## Data section
+ + + +

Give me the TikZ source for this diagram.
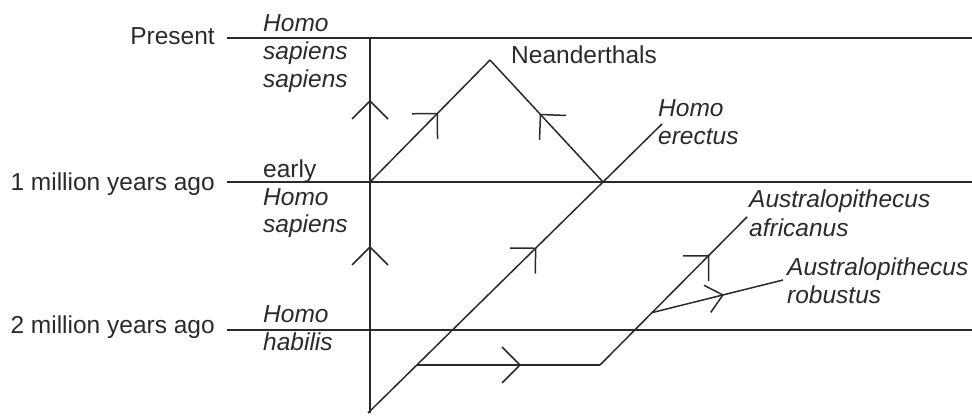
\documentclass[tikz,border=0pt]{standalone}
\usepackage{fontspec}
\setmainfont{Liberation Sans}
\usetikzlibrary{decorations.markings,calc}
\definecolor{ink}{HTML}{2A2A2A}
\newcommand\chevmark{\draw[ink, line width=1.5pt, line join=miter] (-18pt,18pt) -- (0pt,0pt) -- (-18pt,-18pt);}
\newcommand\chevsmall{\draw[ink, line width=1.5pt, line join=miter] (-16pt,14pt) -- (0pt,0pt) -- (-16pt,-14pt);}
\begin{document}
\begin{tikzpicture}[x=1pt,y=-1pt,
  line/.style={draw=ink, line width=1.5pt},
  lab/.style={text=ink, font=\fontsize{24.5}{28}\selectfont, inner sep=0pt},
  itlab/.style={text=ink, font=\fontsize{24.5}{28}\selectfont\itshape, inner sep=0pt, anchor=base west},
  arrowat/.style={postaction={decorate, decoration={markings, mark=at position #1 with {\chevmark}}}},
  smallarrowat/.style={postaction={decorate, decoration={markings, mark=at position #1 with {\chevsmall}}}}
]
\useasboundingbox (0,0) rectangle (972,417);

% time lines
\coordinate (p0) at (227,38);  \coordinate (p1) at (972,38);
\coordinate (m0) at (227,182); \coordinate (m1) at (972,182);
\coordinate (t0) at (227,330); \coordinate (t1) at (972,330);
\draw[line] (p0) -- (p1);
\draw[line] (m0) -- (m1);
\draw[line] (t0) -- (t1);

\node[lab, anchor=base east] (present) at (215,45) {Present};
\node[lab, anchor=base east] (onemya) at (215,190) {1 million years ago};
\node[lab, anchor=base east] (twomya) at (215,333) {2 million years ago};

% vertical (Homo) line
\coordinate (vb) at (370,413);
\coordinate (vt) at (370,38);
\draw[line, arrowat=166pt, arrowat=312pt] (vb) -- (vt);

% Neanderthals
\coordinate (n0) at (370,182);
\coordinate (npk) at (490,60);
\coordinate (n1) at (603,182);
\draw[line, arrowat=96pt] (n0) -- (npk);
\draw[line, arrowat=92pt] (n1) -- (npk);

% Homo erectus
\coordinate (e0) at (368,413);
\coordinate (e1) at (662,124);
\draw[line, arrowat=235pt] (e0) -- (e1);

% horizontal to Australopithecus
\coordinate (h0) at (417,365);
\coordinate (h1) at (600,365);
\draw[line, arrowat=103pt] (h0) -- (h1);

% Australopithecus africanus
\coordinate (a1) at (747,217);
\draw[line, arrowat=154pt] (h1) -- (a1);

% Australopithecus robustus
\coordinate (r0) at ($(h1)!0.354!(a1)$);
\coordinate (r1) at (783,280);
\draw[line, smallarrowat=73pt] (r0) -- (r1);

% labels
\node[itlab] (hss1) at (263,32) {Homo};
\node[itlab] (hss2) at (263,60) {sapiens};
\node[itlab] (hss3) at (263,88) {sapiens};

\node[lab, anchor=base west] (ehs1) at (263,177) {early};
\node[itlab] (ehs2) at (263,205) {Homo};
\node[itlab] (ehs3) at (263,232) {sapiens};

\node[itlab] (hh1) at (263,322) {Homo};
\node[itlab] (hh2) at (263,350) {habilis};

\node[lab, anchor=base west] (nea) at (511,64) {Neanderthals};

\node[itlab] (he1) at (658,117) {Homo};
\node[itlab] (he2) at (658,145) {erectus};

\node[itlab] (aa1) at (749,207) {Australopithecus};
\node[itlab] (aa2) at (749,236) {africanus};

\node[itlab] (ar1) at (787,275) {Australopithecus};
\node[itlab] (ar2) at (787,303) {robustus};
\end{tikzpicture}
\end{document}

+ + + +

## Brief
Copy the listing exactly. Any image in it stays out of the copy.

## Result of the exercise
Give me the TikZ source for this diagram.
\documentclass[tikz,border=0pt]{standalone}
\usepackage{fontspec}
\setmainfont{Liberation Sans}
\usetikzlibrary{decorations.markings,calc}
\definecolor{ink}{HTML}{2A2A2A}
\newcommand\chevmark{\draw[ink, line width=1.5pt, line join=miter] (-18pt,18pt) -- (0pt,0pt) -- (-18pt,-18pt);}
\newcommand\chevsmall{\draw[ink, line width=1.5pt, line join=miter] (-16pt,14pt) -- (0pt,0pt) -- (-16pt,-14pt);}
\begin{document}
\begin{tikzpicture}[x=1pt,y=-1pt,
  line/.style={draw=ink, line width=1.5pt},
  lab/.style={text=ink, font=\fontsize{24.5}{28}\selectfont, inner sep=0pt},
  itlab/.style={text=ink, font=\fontsize{24.5}{28}\selectfont\itshape, inner sep=0pt, anchor=base west},
  arrowat/.style={postaction={decorate, decoration={markings, mark=at position #1 with {\chevmark}}}},
  smallarrowat/.style={postaction={decorate, decoration={markings, mark=at position #1 with {\chevsmall}}}}
]
\useasboundingbox (0,0) rectangle (972,417);

% time lines
\coordinate (p0) at (227,38);  \coordinate (p1) at (972,38);
\coordinate (m0) at (227,182); \coordinate (m1) at (972,182);
\coordinate (t0) at (227,330); \coordinate (t1) at (972,330);
\draw[line] (p0) -- (p1);
\draw[line] (m0) -- (m1);
\draw[line] (t0) -- (t1);

\node[lab, anchor=base east] (present) at (215,45) {Present};
\node[lab, anchor=base east] (onemya) at (215,190) {1 million years ago};
\node[lab, anchor=base east] (twomya) at (215,333) {2 million years ago};

% vertical (Homo) line
\coordinate (vb) at (370,413);
\coordinate (vt) at (370,38);
\draw[line, arrowat=166pt, arrowat=312pt] (vb) -- (vt);

% Neanderthals
\coordinate (n0) at (370,182);
\coordinate (npk) at (490,60);
\coordinate (n1) at (603,182);
\draw[line, arrowat=96pt] (n0) -- (npk);
\draw[line, arrowat=92pt] (n1) -- (npk);

% Homo erectus
\coordinate (e0) at (368,413);
\coordinate (e1) at (662,124);
\draw[line, arrowat=235pt] (e0) -- (e1);

% horizontal to Australopithecus
\coordinate (h0) at (417,365);
\coordinate (h1) at (600,365);
\draw[line, arrowat=103pt] (h0) -- (h1);

% Australopithecus africanus
\coordinate (a1) at (747,217);
\draw[line, arrowat=154pt] (h1) -- (a1);

% Australopithecus robustus
\coordinate (r0) at ($(h1)!0.354!(a1)$);
\coordinate (r1) at (783,280);
\draw[line, smallarrowat=73pt] (r0) -- (r1);

% labels
\node[itlab] (hss1) at (263,32) {Homo};
\node[itlab] (hss2) at (263,60) {sapiens};
\node[itlab] (hss3) at (263,88) {sapiens};

\node[lab, anchor=base west] (ehs1) at (263,177) {early};
\node[itlab] (ehs2) at (263,205) {Homo};
\node[itlab] (ehs3) at (263,232) {sapiens};

\node[itlab] (hh1) at (263,322) {Homo};
\node[itlab] (hh2) at (263,350) {habilis};

\node[lab, anchor=base west] (nea) at (511,64) {Neanderthals};

\node[itlab] (he1) at (658,117) {Homo};
\node[itlab] (he2) at (658,145) {erectus};

\node[itlab] (aa1) at (749,207) {Australopithecus};
\node[itlab] (aa2) at (749,236) {africanus};

\node[itlab] (ar1) at (787,275) {Australopithecus};
\node[itlab] (ar2) at (787,303) {robustus};
\end{tikzpicture}
\end{document}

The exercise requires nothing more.